Create a tab-separated list of reference chromosomes/scaffolds of and their lengths
grep "^s $REF" aln.maf | perl -ne '@a=split(/\s+/,$_); $a[1]=~s/.*\.//; print "$a[1]\t$a[5]\n";' | sort -u >seqlist
Cut aln.maf into overlapping pieces with the auxiliary tool
filterMaf.pl from the
scripts/ folder in the Augustus package.
mkdir mafs
CHUNKSIZE=2500000
OVERLAP=500000
cat seqlist | while read line
do
SEQ=$(echo "$line" | cut -f 1)
CHRLEN=$(echo "$line" | cut -f 2)
for ((start=0; start<CHRLEN; start+=(CHUNKSIZE-OVERLAP))); do
end=$((start+CHUNKSIZE))
if [ $end -ge $CHRLEN ]; then
end=$CHRLEN
fi
filterMaf.pl --interval=${REF}.${SEQ}:$start-$end <aln.maf >mafs/${SEQ}:$start-$end.maf
done
done
3. Build a comparative assembly hub
hal2assemblyHub.py vertebrates.hal vertHub --lod \
--alignability --gcContent \
--hub vertCompHub --shortLabel VertebratesCompHub \
--maxThreads=10 --longLabel "Vertebrates Comparative Assembly Hub"
Manually edit the .html files in the vertHub/ directory, if desired.
4. Load the hub and browse the alignment
Copy the vertHub/ directory to a web directory:
scp -r vertHub/ stefanie@greifweb1:/var/www/bioinf/htdocs/stefanie/cgp-tutorial/
Go to the UCSC Genome Browser Track Data Hubs page and paste your hub.txt url into the "My Hubs" tab.
Select a species as reference (e.g. hg38) and click "Go".
5. Upload a reference annotation to the hub
Convert the hg38 RefSeq annotation to BED format and place it in a folder with the name of the genome
mkdir refseq/hg38
gtf2bed.pl <refseq/refseq.hg38.gtf >refseq/hg38/refseq.bed --itemRgb=25,25,112
Specify any RGB color you like for the track with option --itemRgb, e.g. 25,25,112.
Rerun the hal2assemblyHub.py script.

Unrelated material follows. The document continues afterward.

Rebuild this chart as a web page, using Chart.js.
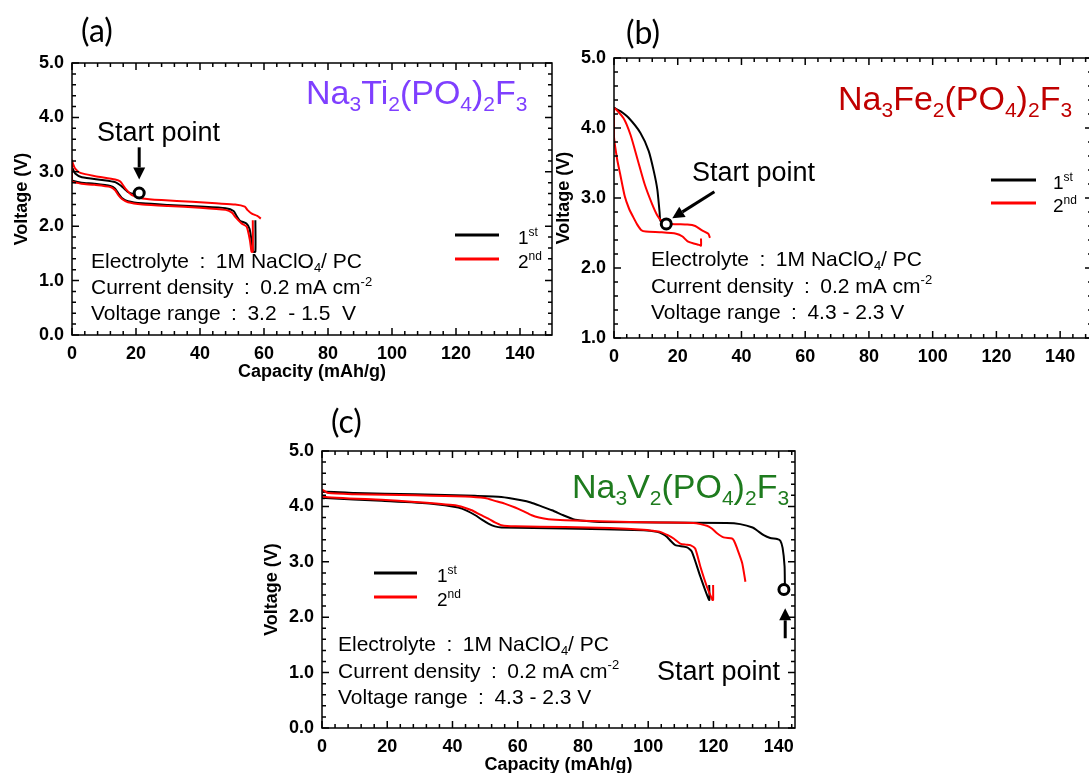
<!DOCTYPE html>
<html>
<head>
<meta charset="utf-8">
<title>Courbes de charge / décharge</title>
<script src="https://cdn.jsdelivr.net/npm/chart.js@4.4.1/dist/chart.umd.min.js"></script>
<style>
  html, body { margin: 0; padding: 0; background: #fff; overflow: hidden; }
  #page { position: relative; width: 1089px; height: 773px; overflow: hidden; background: #fff; }
  #page canvas { position: absolute; left: 0; top: 0; }
</style>
</head>
<body>
<div id="page">
  <canvas id="chartTi" width="1100" height="790"></canvas>
  <canvas id="chartFe" width="1100" height="790"></canvas>
  <canvas id="chartV" width="1100" height="790"></canvas>
</div>
<script>
/*
  Trois courbes tension / capacité (1er et 2e cycle) : (a) Ti, (b) Fe, (c) V
*/

// (a) Na3Ti2(PO4)2F3 : capacité (mAh/g) / tension (V)
var tiCap1  = [21, 19.5, 17.7, 16.5, 15.4, 13.5, 9.4, 3.1, 1, 0.2, 0, 0, 0.5, 3, 7, 12, 13.5, 14.5, 15.6, 17.5, 22, 30, 40, 48, 50.5, 51.5, 52.5, 54.5, 55.5, 56.2, 56.6, 57.3, 57.3];
var tiVolt1 = [2.59, 2.59, 2.62, 2.68, 2.74, 2.81, 2.85, 2.9, 2.97, 3.06, 3.08, 2.85, 2.83, 2.8, 2.78, 2.74, 2.69, 2.6, 2.52, 2.46, 2.42, 2.39, 2.36, 2.33, 2.28, 2.18, 2.1, 2.05, 1.95, 1.7, 1.53, 1.53, 2.11];
var tiCap2  = [59, 57.9, 56.2, 54.8, 54, 51, 45, 37.5, 28, 22, 18.75, 16.7, 15.1, 13.5, 7.3, 2.6, 1, 0.3, 0, 0, 0.5, 3, 7, 12, 13.5, 14.5, 15.6, 17.5, 22, 30, 40, 48, 50, 51, 53, 54.6, 55.6, 56.1, 56.5, 56.5];
var tiVolt2 = [2.14, 2.19, 2.23, 2.3, 2.36, 2.4, 2.42, 2.45, 2.48, 2.51, 2.57, 2.69, 2.82, 2.86, 2.92, 2.98, 3.06, 3.15, 3.21, 2.82, 2.81, 2.78, 2.76, 2.72, 2.66, 2.57, 2.5, 2.44, 2.4, 2.37, 2.34, 2.3, 2.25, 2.17, 2.05, 1.99, 1.74, 1.53, 1.53, 2.11];
var tiStart = [21, 2.61];

// (b) Na3Fe2(PO4)2F3
var feCap1  = [16.4, 14.6, 14.3, 13.6, 12.5, 10.9, 8.3, 4.5, 2, 0];
var feVolt1 = [2.64, 2.67, 2.8, 3.12, 3.38, 3.67, 3.93, 4.15, 4.24, 4.29];
var feCap2  = [30.1, 29.6, 27.5, 25.5, 23, 18, 15, 13.6, 11.9, 9.6, 7.4, 5.2, 3, 0, 0, 1, 1.9, 3.4, 4.7, 6, 7.3, 8.6, 10, 15, 19.5, 21.5, 23.1, 25, 26.7, 27.3, 27.3];
var feVolt2 = [2.43, 2.49, 2.54, 2.6, 2.62, 2.63, 2.67, 2.75, 2.92, 3.2, 3.55, 3.9, 4.14, 4.28, 3.87, 3.55, 3.35, 3.02, 2.85, 2.73, 2.62, 2.54, 2.52, 2.51, 2.49, 2.45, 2.38, 2.35, 2.33, 2.32, 2.42];
var feStart = [16.4, 2.63];

// (c) Na3V2(PO4)2F3
var vCap1  = [141.9, 141.8, 141.2, 140.5, 139.5, 137.4, 135.4, 133.5, 132, 128.2, 124, 104, 85, 80.2, 77, 74, 70.5, 67.3, 64, 61.1, 55, 46.9, 28.5, 10, 0, 0, 1, 18.3, 33.6, 41.8, 44.5, 47, 49, 51, 53, 55, 74.5, 98.6, 102.7, 104.5, 105.7, 107, 108.3, 111.9, 113.4, 116, 118.7, 118.7];
var vVolt1 = [2.58, 2.92, 3.25, 3.38, 3.41, 3.43, 3.48, 3.56, 3.62, 3.68, 3.7, 3.71, 3.72, 3.74, 3.77, 3.84, 3.93, 4.0, 4.07, 4.11, 4.17, 4.19, 4.22, 4.24, 4.26, 4.15, 4.15, 4.1, 4.05, 3.98, 3.92, 3.84, 3.76, 3.69, 3.64, 3.62, 3.6, 3.57, 3.54, 3.5, 3.45, 3.37, 3.3, 3.26, 3.18, 2.73, 2.31, 2.58];
var vCap2  = [129.8, 128.8, 127.2, 126.3, 125.7, 123.1, 121, 119.5, 118, 116, 113.9, 103.7, 85, 74.5, 69.4, 66.5, 64.3, 61.5, 59.2, 56, 53, 50, 43.9, 28.5, 10, 2, 0, 0, 18.3, 28.5, 40.8, 43.5, 45.9, 48.5, 51, 53, 55, 59.2, 74.5, 88.3, 98.6, 101.5, 103.7, 106, 107.8, 109.8, 111.5, 112.9, 114.4, 116, 118, 119.7, 119.9, 119.9];
var vVolt2 = [2.64, 2.98, 3.25, 3.38, 3.42, 3.44, 3.52, 3.6, 3.65, 3.68, 3.7, 3.71, 3.73, 3.75, 3.77, 3.8, 3.84, 3.92, 3.98, 4.05, 4.1, 4.15, 4.18, 4.2, 4.22, 4.24, 4.3, 4.18, 4.12, 4.08, 4.02, 3.98, 3.93, 3.85, 3.78, 3.71, 3.66, 3.64, 3.63, 3.61, 3.58, 3.56, 3.54, 3.48, 3.42, 3.33, 3.31, 3.3, 3.24, 2.91, 2.55, 2.31, 2.31, 2.58];
var vStart = [141.6, 2.5];

// graduations
var capTicks = [0, 20, 40, 60, 80, 100, 120, 140];

// textes communs
var SEP = '\u2002:\u2002';
var noteElectrolyte = 'Electrolyte' + SEP + '1M NaClO_4/ PC';
var noteCurrent = 'Current density' + SEP + '0.2 mA cm^{-2}';
var legendLabels = ['1^{st}', '2^{nd}'];

var FONT = "'Liberation Sans', Arial, sans-serif";
Chart.defaults.font.family = FONT;
Chart.defaults.color = '#000';

function pts(caps, volts) {
    return caps.map(function (c, i) { return { x: c, y: volts[i] }; });
}

// texte avec indices (_x) et exposants (^{..})
function drawRich(ctx, str, x, y, size, color, family) {
    var parts = [];
    for (var i = 0; i < str.length; i++) {
        var c = str[i];
        if (c === '_') { parts.push({ t: str[i + 1], k: 'sub' }); i++; }
        else if (c === '^' && str[i + 1] === '{') {
            var j = str.indexOf('}', i);
            parts.push({ t: str.slice(i + 2, j), k: 'sup' });
            i = j;
        }
        else if (parts.length && parts[parts.length - 1].k === 'n') parts[parts.length - 1].t += c;
        else parts.push({ t: c, k: 'n' });
    }
    ctx.fillStyle = color;
    ctx.textAlign = 'left';
    ctx.textBaseline = 'alphabetic';
    parts.forEach(function (p) {
        var s = p.k === 'n' ? size : Math.round(size * 0.62);
        var dy = p.k === 'sub' ? size * 0.2 : (p.k === 'sup' ? -size * 0.4 : 0);
        ctx.font = s + 'px ' + (family || FONT);
        ctx.fillText(p.t, x, y + dy);
        x += ctx.measureText(p.t).width;
    });
}

function drawArrow(ctx, x1, y1, x2, y2) {
    var a = Math.atan2(y2 - y1, x2 - x1), L = 12, W = 6;
    var bx = x2 - L * Math.cos(a), by = y2 - L * Math.sin(a);
    ctx.strokeStyle = '#000';
    ctx.lineWidth = 3;
    ctx.beginPath(); ctx.moveTo(x1, y1); ctx.lineTo(bx, by); ctx.stroke();
    ctx.fillStyle = '#000';
    ctx.beginPath();
    ctx.moveTo(x2, y2);
    ctx.lineTo(bx - W * Math.sin(a), by + W * Math.cos(a));
    ctx.lineTo(bx + W * Math.sin(a), by - W * Math.cos(a));
    ctx.closePath(); ctx.fill();
}

// cadre, graduations internes, annotations
var decor = {
    id: 'decor',
    afterDraw: function (chart, args, o) {
        var ctx = chart.ctx, ca = chart.chartArea, xs = chart.scales.x, ys = chart.scales.y;
        var i, v, p, len;
        ctx.save();
        ctx.strokeStyle = '#000';
        ctx.lineWidth = 1.5;
        ctx.strokeRect(ca.left, ca.top, ca.right - ca.left, ca.bottom - ca.top);
        ctx.beginPath();
        for (i = 0; ; i++) {
            v = xs.min + i * 4;
            if (v > xs.max + 1e-6) break;
            p = xs.getPixelForValue(v);
            len = i % 5 === 0 ? 7 : 4;
            ctx.moveTo(p, ca.bottom); ctx.lineTo(p, ca.bottom - len);
            ctx.moveTo(p, ca.top); ctx.lineTo(p, ca.top + len);
        }
        for (i = 0; ; i++) {
            v = ys.min + i * 0.2;
            if (v > ys.max + 1e-6) break;
            p = ys.getPixelForValue(v);
            len = i % 5 === 0 ? 7 : 4;
            ctx.moveTo(ca.left, p); ctx.lineTo(ca.left + len, p);
            ctx.moveTo(ca.right, p); ctx.lineTo(ca.right - len, p);
        }
        ctx.stroke();

        // (a) (b) (c)
        ctx.font = '32px Lato, ' + FONT;
        ctx.fillStyle = '#000';
        ctx.textAlign = 'left';
        ctx.textBaseline = 'alphabetic';
        ctx.fillText(o.tag.text, o.tag.x, o.tag.y);

        // formule
        drawRich(ctx, o.formula.text, o.formula.x, o.formula.y, 34, o.formula.color);

        // Start point + flèche
        drawRich(ctx, 'Start point', o.start.x, o.start.y, 27, '#000');
        drawArrow(ctx, xs.getPixelForValue(o.arrow[0]), ys.getPixelForValue(o.arrow[1]),
                  xs.getPixelForValue(o.arrow[2]), ys.getPixelForValue(o.arrow[3]));

        // conditions
        var lines = [noteElectrolyte, noteCurrent, o.notes.range];
        lines.forEach(function (t, k) {
            drawRich(ctx, t, o.notes.x, o.notes.y + k * o.notes.gap, 21, '#000');
        });

        // légende
        var lg = o.legend;
        [['#000', 0], ['#ff0000', 1]].forEach(function (e) {
            var yy = lg.y + e[1] * lg.gap;
            ctx.strokeStyle = e[0];
            ctx.lineWidth = 3;
            ctx.beginPath(); ctx.moveTo(lg.x1, yy); ctx.lineTo(lg.x2, yy); ctx.stroke();
            drawRich(ctx, legendLabels[e[1]], lg.tx, yy + 9, 19, '#000');
        });
        ctx.restore();
    }
};

function makeChart(id, area, yMin, xMax, xTitle, black, red, start, deco) {
    return new Chart(document.getElementById(id), {
        type: 'line',
        data: {
            datasets: [
                { data: [{ x: start[0], y: start[1] }], showLine: false, pointRadius: 5, pointBorderWidth: 3,
                  pointBorderColor: '#000', pointBackgroundColor: '#fff' },
                { data: pts(red[0], red[1]), borderColor: '#ff0000', borderWidth: 2, pointRadius: 0, tension: 0.2, fill: false },
                { data: pts(black[0], black[1]), borderColor: '#000', borderWidth: 2, pointRadius: 0, tension: 0.2, fill: false }
            ]
        },
        options: {
            responsive: false,
            animation: false,
            devicePixelRatio: 1,
            events: [],
            layout: { padding: { left: area[0] - 65, top: area[1], right: 1100 - area[2], bottom: 790 - area[3] - 52 } },
            plugins: { legend: { display: false }, tooltip: { enabled: false }, decor: deco },
            scales: {
                x: {
                    type: 'linear', min: 0, max: xMax,
                    grid: { display: false, drawTicks: false }, border: { display: false },
                    ticks: { stepSize: 20, padding: 8, maxRotation: 0, autoSkip: false, font: { size: 18, weight: 'bold' } },
                    title: { display: xTitle, text: 'Capacity (mAh/g)', font: { size: 18, weight: 'bold' }, padding: { top: 0, bottom: 4 } },
                    afterBuildTicks: function (s) { s.ticks = capTicks.map(function (v) { return { value: v }; }); },
                    afterFit: function (s) { s.height = 52; }
                },
                y: {
                    type: 'linear', min: yMin, max: 5,
                    grid: { display: false, drawTicks: false }, border: { display: false },
                    ticks: { stepSize: 1, padding: 8, font: { size: 18, weight: 'bold' }, callback: function (v) { return v.toFixed(1); } },
                    title: { display: true, text: 'Voltage (V)', font: { size: 18, weight: 'bold' }, padding: { top: 4, bottom: 0 } },
                    afterFit: function (s) { s.width = 65; }
                }
            }
        },
        plugins: [decor]
    });
}

makeChart('chartTi', [72, 63, 552, 335], 0, 150, true, [tiCap1, tiVolt1], [tiCap2, tiVolt2], tiStart, {
    tag: { text: '(a)', x: 81, y: 42 },
    formula: { text: 'Na_3Ti_2(PO_4)_2F_3', x: 306, y: 104, color: '#7f3fff' },
    start: { x: 97, y: 141 },
    arrow: [21, 3.45, 21, 2.86],
    notes: { x: 91, y: 268, gap: 26, range: 'Voltage range' + SEP + '3.2  - 1.5  V' },
    legend: { x1: 455, x2: 499, y: 235, gap: 24, tx: 518 }
});

makeChart('chartFe', [614, 58, 1097, 338], 1, 150, false, [feCap1, feVolt1], [feCap2, feVolt2], feStart, {
    tag: { text: '(b)', x: 626, y: 44 },
    formula: { text: 'Na_3Fe_2(PO_4)_2F_3', x: 838, y: 110, color: '#c00000' },
    start: { x: 692, y: 181 },
    arrow: [31.5, 3.09, 18.3, 2.71],
    notes: { x: 651, y: 266, gap: 26.5, range: 'Voltage range' + SEP + '4.3 - 2.3 V' },
    legend: { x1: 991, x2: 1036, y: 180, gap: 23, tx: 1053 }
});

makeChart('chartV', [322, 451, 795, 728], 0, 145, true, [vCap1, vVolt1], [vCap2, vVolt2], vStart, {
    tag: { text: '(c)', x: 331, y: 433 },
    formula: { text: 'Na_3V_2(PO_4)_2F_3', x: 572, y: 498, color: '#1e7b1e' },
    start: { x: 657, y: 680 },
    arrow: [142, 1.62, 142, 2.16],
    notes: { x: 338, y: 651, gap: 26.5, range: 'Voltage range' + SEP + '4.3 - 2.3 V' },
    legend: { x1: 374, x2: 417, y: 573, gap: 24, tx: 437 }
});
</script>
</body>
</html>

Include gene tracks with option --bedDirs.
rm -r jobTree # delete job data from previous run
hal2assemblyHub.py vertebrates.hal vertHub --lod \
--alignability --gcContent \
--hub vertCompHub --shortLabel VertebratesCompHub \
--bedDirs refseq \
--tabBed \
--maxThreads=10 --longLabel "Vertebrates Comparative Assembly Hub"
For further information on the specification of parameter --bedDirs, read section 'Annotations provided by users' in the assemblyHub manual.
[+]
hal2assemblyHub troubleshooting...
If the
hal2assemblyHub.py script returns immediately without error message. Delete the jobTree folder and rerun it again.
rm -r jobtree
Make sure that all auxiliary tools, e.g
hgGcPercent, are in the global path. If not export
export PATH=/home/stefanie/tools/progressiveCactus/bin:/home/stefanie/tools/progressiveCactus/submodules/kentToolBinaries:$PATH
export PYTHONPATH=/home/stefanie/tools/progressiveCactus/submodules:$PYTHONPATH
Repeat 4. Load the hub and browser the alignment.
The new track, should be visible in the 'VertebratesCompHub Track Settings' menu, enable it if necessary.